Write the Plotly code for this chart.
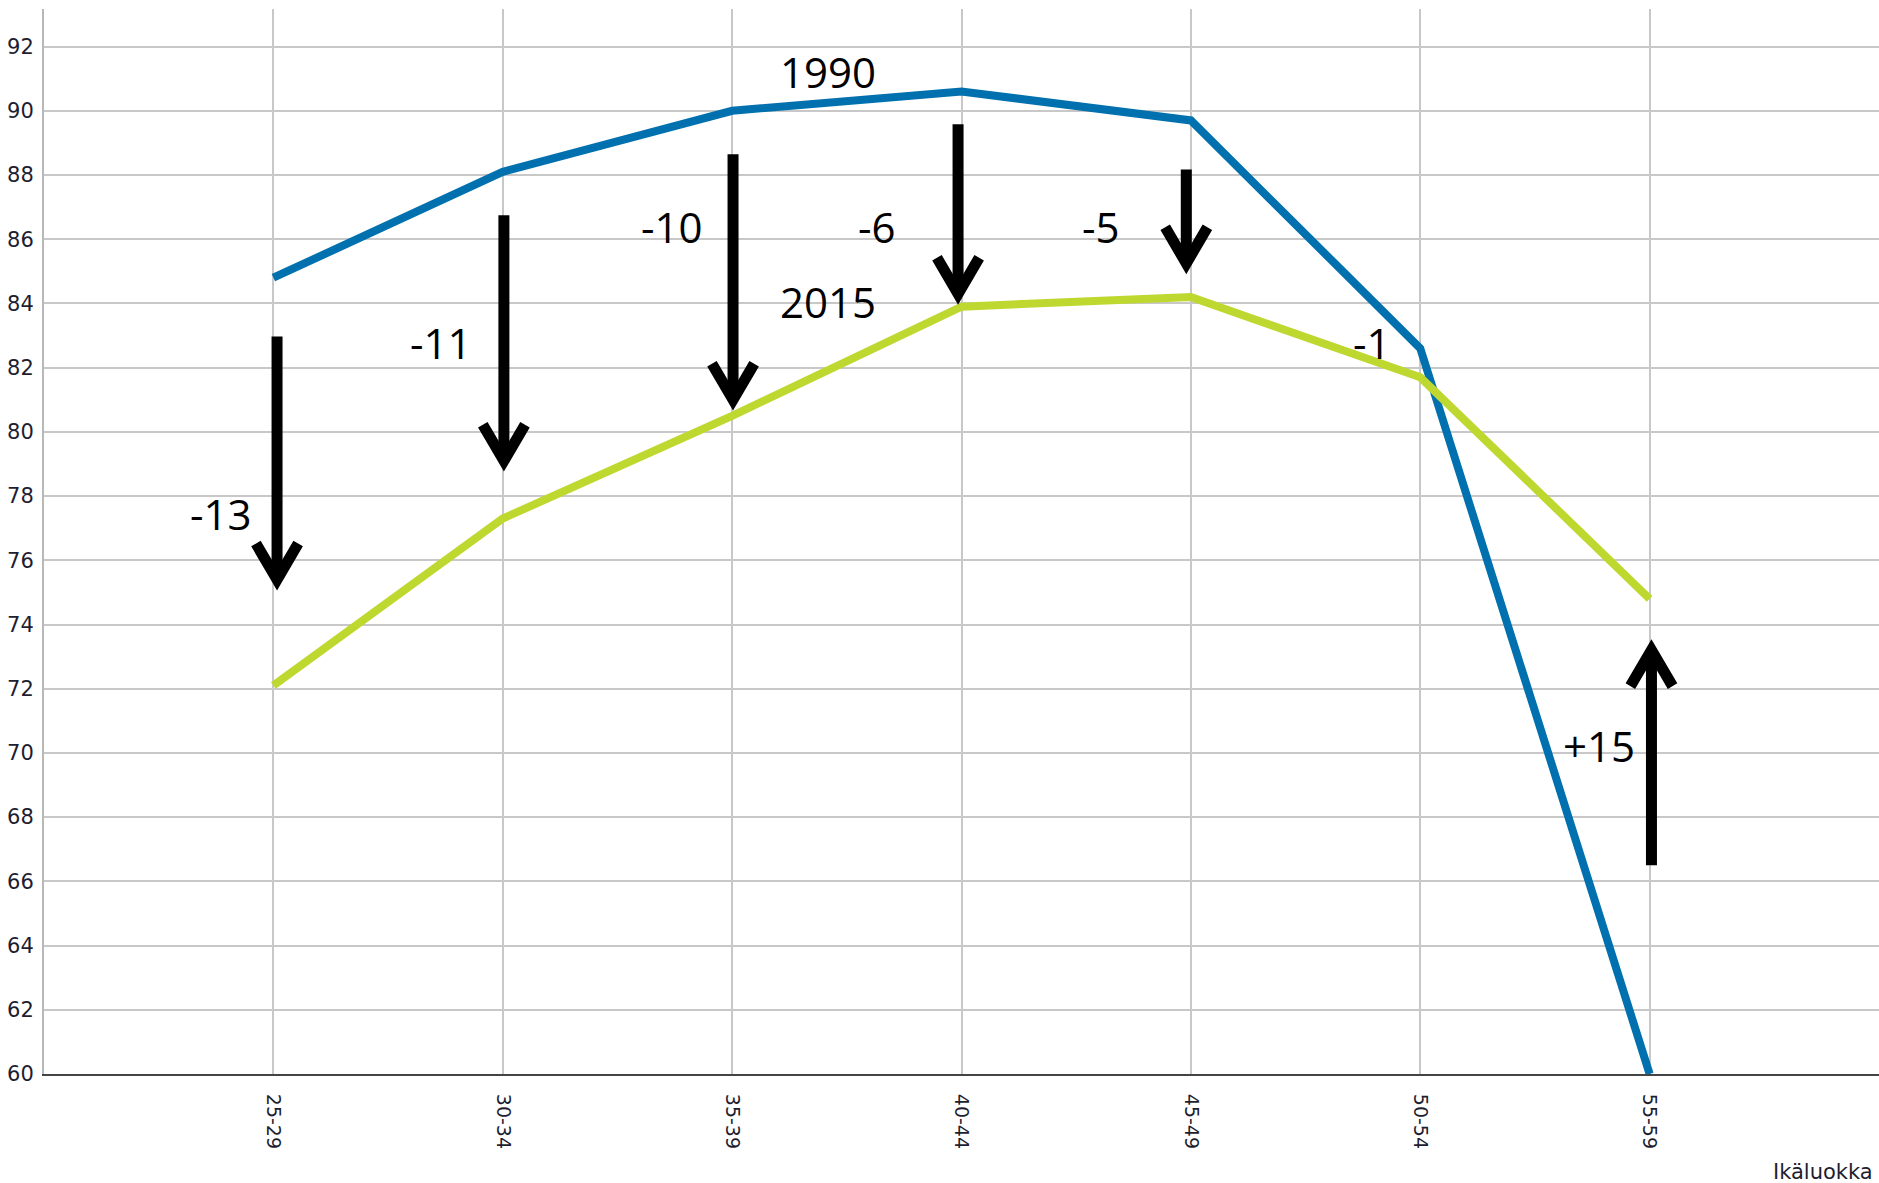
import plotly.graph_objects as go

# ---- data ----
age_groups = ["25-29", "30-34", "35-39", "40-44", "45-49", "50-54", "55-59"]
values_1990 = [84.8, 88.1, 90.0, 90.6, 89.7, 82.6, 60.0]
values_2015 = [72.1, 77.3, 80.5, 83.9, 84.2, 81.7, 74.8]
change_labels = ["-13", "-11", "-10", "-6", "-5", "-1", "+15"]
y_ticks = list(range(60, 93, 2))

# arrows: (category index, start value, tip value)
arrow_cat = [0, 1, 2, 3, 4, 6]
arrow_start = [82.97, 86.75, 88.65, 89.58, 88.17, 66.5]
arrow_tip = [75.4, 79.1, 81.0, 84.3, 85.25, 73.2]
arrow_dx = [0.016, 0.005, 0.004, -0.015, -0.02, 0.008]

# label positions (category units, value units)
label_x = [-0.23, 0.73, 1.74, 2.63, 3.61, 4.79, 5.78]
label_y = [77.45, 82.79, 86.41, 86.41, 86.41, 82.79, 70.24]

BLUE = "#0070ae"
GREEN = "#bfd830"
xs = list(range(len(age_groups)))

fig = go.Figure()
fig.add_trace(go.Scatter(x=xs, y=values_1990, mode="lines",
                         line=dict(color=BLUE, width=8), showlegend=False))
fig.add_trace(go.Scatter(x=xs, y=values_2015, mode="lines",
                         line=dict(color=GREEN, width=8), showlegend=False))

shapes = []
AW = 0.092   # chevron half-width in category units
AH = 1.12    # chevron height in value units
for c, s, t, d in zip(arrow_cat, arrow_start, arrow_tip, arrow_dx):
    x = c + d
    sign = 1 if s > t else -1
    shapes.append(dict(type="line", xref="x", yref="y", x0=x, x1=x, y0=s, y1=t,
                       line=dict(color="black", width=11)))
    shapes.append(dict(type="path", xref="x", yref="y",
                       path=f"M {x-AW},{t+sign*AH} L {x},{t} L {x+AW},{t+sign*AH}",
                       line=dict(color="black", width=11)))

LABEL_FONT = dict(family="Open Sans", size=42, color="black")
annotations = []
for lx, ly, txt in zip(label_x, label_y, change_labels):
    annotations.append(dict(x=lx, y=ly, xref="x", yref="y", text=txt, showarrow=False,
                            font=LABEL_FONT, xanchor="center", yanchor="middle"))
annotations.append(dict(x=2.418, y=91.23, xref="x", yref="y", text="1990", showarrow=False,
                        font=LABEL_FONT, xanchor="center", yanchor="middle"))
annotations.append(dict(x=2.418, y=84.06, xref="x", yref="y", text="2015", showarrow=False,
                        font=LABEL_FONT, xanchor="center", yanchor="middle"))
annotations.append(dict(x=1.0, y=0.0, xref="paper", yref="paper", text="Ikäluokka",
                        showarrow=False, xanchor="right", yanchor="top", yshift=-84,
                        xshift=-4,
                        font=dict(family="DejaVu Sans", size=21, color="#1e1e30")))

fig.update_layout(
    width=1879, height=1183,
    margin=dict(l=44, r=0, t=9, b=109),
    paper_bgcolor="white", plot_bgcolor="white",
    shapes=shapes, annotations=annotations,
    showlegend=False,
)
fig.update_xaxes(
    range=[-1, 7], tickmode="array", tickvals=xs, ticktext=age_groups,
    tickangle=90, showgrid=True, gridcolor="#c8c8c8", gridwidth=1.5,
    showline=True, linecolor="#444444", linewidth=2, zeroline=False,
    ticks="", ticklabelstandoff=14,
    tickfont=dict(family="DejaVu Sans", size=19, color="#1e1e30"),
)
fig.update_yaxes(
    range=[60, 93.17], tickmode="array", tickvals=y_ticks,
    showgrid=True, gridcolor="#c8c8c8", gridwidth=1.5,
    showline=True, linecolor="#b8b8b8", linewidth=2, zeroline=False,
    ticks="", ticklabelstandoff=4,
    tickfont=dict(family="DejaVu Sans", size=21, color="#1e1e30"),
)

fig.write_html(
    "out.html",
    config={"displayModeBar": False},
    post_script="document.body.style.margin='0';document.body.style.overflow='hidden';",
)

▶ _Problem description_:
Copy the whole of the material above exactly, but not its images.

▶ _Correct answer_:
Write the Plotly code for this chart.
import plotly.graph_objects as go

# ---- data ----
age_groups = ["25-29", "30-34", "35-39", "40-44", "45-49", "50-54", "55-59"]
values_1990 = [84.8, 88.1, 90.0, 90.6, 89.7, 82.6, 60.0]
values_2015 = [72.1, 77.3, 80.5, 83.9, 84.2, 81.7, 74.8]
change_labels = ["-13", "-11", "-10", "-6", "-5", "-1", "+15"]
y_ticks = list(range(60, 93, 2))

# arrows: (category index, start value, tip value)
arrow_cat = [0, 1, 2, 3, 4, 6]
arrow_start = [82.97, 86.75, 88.65, 89.58, 88.17, 66.5]
arrow_tip = [75.4, 79.1, 81.0, 84.3, 85.25, 73.2]
arrow_dx = [0.016, 0.005, 0.004, -0.015, -0.02, 0.008]

# label positions (category units, value units)
label_x = [-0.23, 0.73, 1.74, 2.63, 3.61, 4.79, 5.78]
label_y = [77.45, 82.79, 86.41, 86.41, 86.41, 82.79, 70.24]

BLUE = "#0070ae"
GREEN = "#bfd830"
xs = list(range(len(age_groups)))

fig = go.Figure()
fig.add_trace(go.Scatter(x=xs, y=values_1990, mode="lines",
                         line=dict(color=BLUE, width=8), showlegend=False))
fig.add_trace(go.Scatter(x=xs, y=values_2015, mode="lines",
                         line=dict(color=GREEN, width=8), showlegend=False))

shapes = []
AW = 0.092   # chevron half-width in category units
AH = 1.12    # chevron height in value units
for c, s, t, d in zip(arrow_cat, arrow_start, arrow_tip, arrow_dx):
    x = c + d
    sign = 1 if s > t else -1
    shapes.append(dict(type="line", xref="x", yref="y", x0=x, x1=x, y0=s, y1=t,
                       line=dict(color="black", width=11)))
    shapes.append(dict(type="path", xref="x", yref="y",
                       path=f"M {x-AW},{t+sign*AH} L {x},{t} L {x+AW},{t+sign*AH}",
                       line=dict(color="black", width=11)))

LABEL_FONT = dict(family="Open Sans", size=42, color="black")
annotations = []
for lx, ly, txt in zip(label_x, label_y, change_labels):
    annotations.append(dict(x=lx, y=ly, xref="x", yref="y", text=txt, showarrow=False,
                            font=LABEL_FONT, xanchor="center", yanchor="middle"))
annotations.append(dict(x=2.418, y=91.23, xref="x", yref="y", text="1990", showarrow=False,
                        font=LABEL_FONT, xanchor="center", yanchor="middle"))
annotations.append(dict(x=2.418, y=84.06, xref="x", yref="y", text="2015", showarrow=False,
                        font=LABEL_FONT, xanchor="center", yanchor="middle"))
annotations.append(dict(x=1.0, y=0.0, xref="paper", yref="paper", text="Ikäluokka",
                        showarrow=False, xanchor="right", yanchor="top", yshift=-84,
                        xshift=-4,
                        font=dict(family="DejaVu Sans", size=21, color="#1e1e30")))

fig.update_layout(
    width=1879, height=1183,
    margin=dict(l=44, r=0, t=9, b=109),
    paper_bgcolor="white", plot_bgcolor="white",
    shapes=shapes, annotations=annotations,
    showlegend=False,
)
fig.update_xaxes(
    range=[-1, 7], tickmode="array", tickvals=xs, ticktext=age_groups,
    tickangle=90, showgrid=True, gridcolor="#c8c8c8", gridwidth=1.5,
    showline=True, linecolor="#444444", linewidth=2, zeroline=False,
    ticks="", ticklabelstandoff=14,
    tickfont=dict(family="DejaVu Sans", size=19, color="#1e1e30"),
)
fig.update_yaxes(
    range=[60, 93.17], tickmode="array", tickvals=y_ticks,
    showgrid=True, gridcolor="#c8c8c8", gridwidth=1.5,
    showline=True, linecolor="#b8b8b8", linewidth=2, zeroline=False,
    ticks="", ticklabelstandoff=4,
    tickfont=dict(family="DejaVu Sans", size=21, color="#1e1e30"),
)

fig.write_html(
    "out.html",
    config={"displayModeBar": False},
    post_script="document.body.style.margin='0';document.body.style.overflow='hidden';",
)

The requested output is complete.